* Data shown:
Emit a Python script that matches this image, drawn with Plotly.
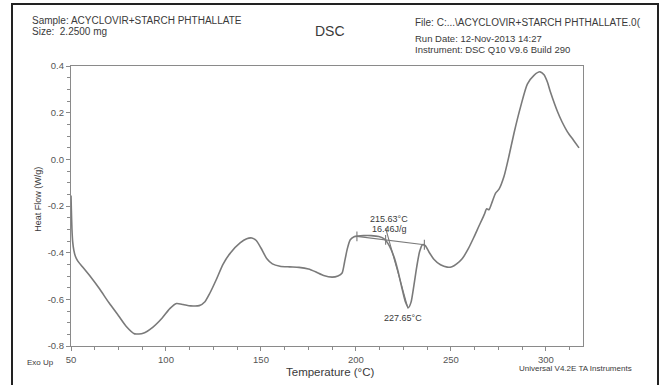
import plotly.graph_objects as go

temperature = [50.0, 50.2, 50.5, 50.9, 51.5, 52.3, 53.5, 56, 60, 65, 70, 75, 79, 83.5, 88, 93, 98, 102,
               105.5, 109, 113, 117.5, 120.5, 123, 126.5, 130, 134, 139, 142.5, 145.2, 147.5, 150, 153,
               156, 160, 165, 170, 175, 179, 183, 187.4, 190.5, 192.7, 194, 195.4, 197, 199, 201, 204,
               208, 212, 215, 217.5, 220, 222, 224, 226, 227.65, 229, 230.5, 232, 233.5, 235, 236.5,
               238.5, 241, 244.5, 248, 250.5, 253, 256, 259, 262, 264.5, 266.5, 267.6, 268.8, 270,
               271.8, 273.5, 275.3, 277.9, 280.5, 283.2, 286.7, 290.2, 293.7, 296.9, 299, 300.8, 302.5,
               306, 308.5, 311.3, 314.5, 317.4]
heat_flow = [-0.155, -0.22, -0.30, -0.355, -0.39, -0.415, -0.435, -0.46, -0.50, -0.555, -0.615, -0.67,
             -0.715, -0.748, -0.745, -0.72, -0.68, -0.64, -0.618, -0.622, -0.628, -0.627, -0.61, -0.575,
             -0.515, -0.45, -0.40, -0.358, -0.34, -0.337, -0.348, -0.38, -0.425, -0.448, -0.458, -0.461,
             -0.463, -0.47, -0.483, -0.498, -0.505, -0.50, -0.487, -0.44, -0.385, -0.345, -0.332, -0.329,
             -0.327, -0.327, -0.331, -0.342, -0.37, -0.418, -0.475, -0.545, -0.61, -0.635, -0.612, -0.54,
             -0.46, -0.395, -0.366, -0.37, -0.398, -0.428, -0.452, -0.462, -0.46, -0.448, -0.425, -0.385,
             -0.335, -0.29, -0.255, -0.235, -0.212, -0.216, -0.18, -0.145, -0.128, -0.074, 0.013, 0.113,
             0.227, 0.322, 0.36, 0.375, 0.362, 0.33, 0.285, 0.206, 0.16, 0.118, 0.082, 0.049]

# analysis construction lines
baseline_x = [200.5, 236.0]
baseline_y = [-0.330, -0.366]
tangent_x = [215.6, 227.4]
tangent_y = [-0.295, -0.640]
marker_x = [200.5, 215.6, 236.0]
marker_y = [-0.330, -0.345, -0.366]

x_ticks = [50, 100, 150, 200, 250, 300]
y_ticks = [0.4, 0.2, 0.0, -0.2, -0.4, -0.6, -0.8]

GRAY = "#7a7a7a"
TXT = "#3a3a3a"
FONT = "Liberation Sans, Arial, sans-serif"

fig = go.Figure()
fig.add_trace(go.Scatter(x=temperature, y=heat_flow, mode="lines",
                         line=dict(color=GRAY, width=1.6, shape="spline", smoothing=0.6),
                         hoverinfo="skip", showlegend=False))
fig.add_trace(go.Scatter(x=baseline_x, y=baseline_y, mode="lines",
                         line=dict(color=GRAY, width=1.1), showlegend=False))
fig.add_trace(go.Scatter(x=tangent_x, y=tangent_y, mode="lines",
                         line=dict(color=GRAY, width=1.1), showlegend=False))
fig.add_trace(go.Scatter(x=marker_x, y=marker_y, mode="markers",
                         marker=dict(symbol="line-ns", size=7, line=dict(color=GRAY, width=1.1)),
                         showlegend=False))

ann_font = dict(family=FONT, size=9, color=TXT)
fig.add_annotation(x=217.4, y=-0.257, text="215.63°C", showarrow=False, font=ann_font)
fig.add_annotation(x=217.4, y=-0.298, text="16.46J/g", showarrow=False, font=ann_font)
fig.add_annotation(x=225.0, y=-0.682, text="227.65°C", showarrow=False, font=ann_font)

hdr = dict(family=FONT, size=10, color=TXT)
def paper_text(px, py, text, font, xanchor="left", angle=0):
    fig.add_annotation(xref="paper", yref="paper",
                       x=(px - 71) / 512, y=(346.5 - py) / 280.5,
                       text=text, showarrow=False, xanchor=xanchor, yanchor="middle",
                       font=font, textangle=angle)

paper_text(30, 20.5, "Sample: ACYCLOVIR+STARCH PHTHALLATE", hdr)
paper_text(30, 31.5, "Size:  2.2500 mg", hdr)
paper_text(330, 31, "DSC", dict(family=FONT, size=14, color=TXT), xanchor="center")
paper_text(413, 22.5, "File: C:...\\ACYCLOVIR+STARCH PHTHALLATE.0(", hdr)
paper_text(413, 38.5, "Run Date: 12-Nov-2013 14:27", dict(family=FONT, size=9.5, color=TXT))
paper_text(413, 49, "Instrument: DSC Q10 V9.6 Build 290", dict(family=FONT, size=9.5, color=TXT))
paper_text(25, 363, "Exo Up", dict(family=FONT, size=8, color=TXT))
paper_text(517, 369, "Universal V4.2E TA Instruments", dict(family=FONT, size=8, color=TXT))
paper_text(330, 373, "Temperature (°C)", dict(family=FONT, size=11.5, color=TXT), xanchor="center")
paper_text(38, 200, "Heat Flow (W/g)", dict(family=FONT, size=9, color=TXT), xanchor="center", angle=-90)

# outer frame of the scanned page
fig.add_shape(type="rect", xref="paper", yref="paper",
              x0=(12 - 71) / 512, x1=(658 - 71) / 512,
              y0=(346.5 - 395) / 280.5, y1=(346.5 - 4) / 280.5,
              line=dict(color="#222222", width=2), fillcolor="rgba(0,0,0,0)")

axis_common = dict(showline=True, linecolor="#8a8a8a", linewidth=1.2, mirror=True,
                   showgrid=False, zeroline=False, ticks="outside", ticklen=4,
                   tickcolor="#8a8a8a", tickwidth=1,
                   tickfont=dict(family=FONT, size=9.5, color="#555555"))

fig.update_xaxes(range=[50, 319.5], tickvals=x_ticks, ticktext=[str(v) for v in x_ticks],
                 minor=dict(dtick=12.5, ticklen=2.5, tickcolor="#8a8a8a", ticks="outside"),
                 **axis_common)
fig.update_yaxes(range=[-0.8, 0.4], tickvals=y_ticks, ticktext=[f"{v:.1f}" for v in y_ticks],
                 minor=dict(dtick=0.05, ticklen=2.5, tickcolor="#8a8a8a", ticks="outside"),
                 **axis_common)

fig.update_layout(width=664, height=385, margin=dict(l=71, r=81, t=66, b=38.5),
                  plot_bgcolor="white", paper_bgcolor="white", showlegend=False)

fig.write_html("out.html")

* Exercise objective:
Your task is to restate word for word the lines from the top of the data to the line containing "import plotly.graph_objects as go", both ends included, with every picture left out.

* Written response:
Emit a Python script that matches this image, drawn with Plotly.
import plotly.graph_objects as go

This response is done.